At a time when the global population is growing and growing largely in underdeveloped and developing countries, the need to produce more food, more efficiently is unquestioned.
How that increase in production can be met sustainably and economically is the big question taxing scientists, politicians, farmers, processors and consumers alike.
As the Oxford Farming Conference heard this year, genetics has a big role to play in the improvements of yield - whether it is in crops or in animal protein - but genetic improvement is not the sole solution.
"We are now looking at selection for production and fitness and we are even looking at the vet costs in production as well," said Mark Smith, global bovine product development and production director at Genus.
"Genetics have contributed approximately 50 per cent of the phenotypic improvement we have seen over the last 50 years and basically, we need to produce more from less and genetic improvement is going to be key to this," he said.

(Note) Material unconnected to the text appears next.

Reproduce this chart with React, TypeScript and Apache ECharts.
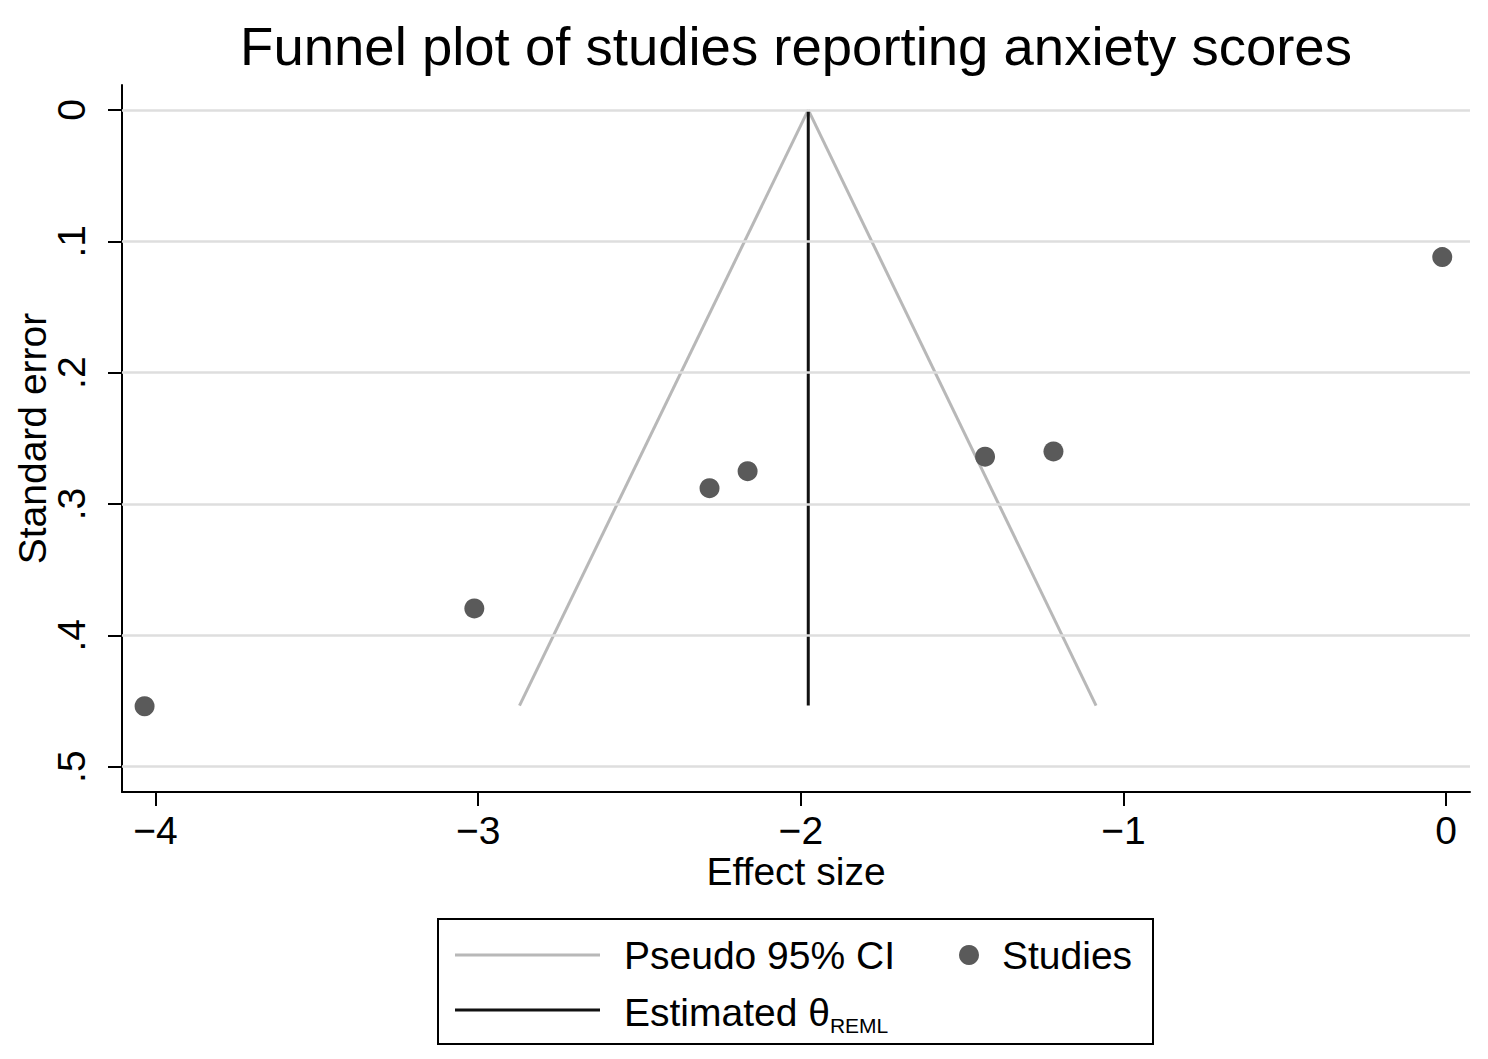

Also on the subject of sustainability but turning to the future of a nation's pig industry, the Canadian pork industry has called on the US to follow the World Trade Organization rulings on country of origin labelling (COOL) or face retaliatory action.
The Canadian Pork Council (CPC) report shows that the direct impacts on hog producers calculated from official live trade data amount to over $1.9 billion as of October 2012, and were expected to exceed $2 billion by the end of 2012, at the current pace of accumulation of $500 million per year.
The CPC report added that $357 million in pork trade has been lost since the implementation of COOL, and a further $85 million in price suppression of feeder pig trade.
The importance of animal by-products to the global meat industry is expected to alter carcass valuation in the long term after changes in consumer demand has headed a matrix of factors shifting carcass valuation from prime cuts to processing cuts, a new Rabobank report says.
The transition from valuing slaughtered animals around prime meat prices has been observed since 2009. This change could force the processing industry to look at longer term contracts to ensure supply and alter the criteria for sourcing meat, adds the report.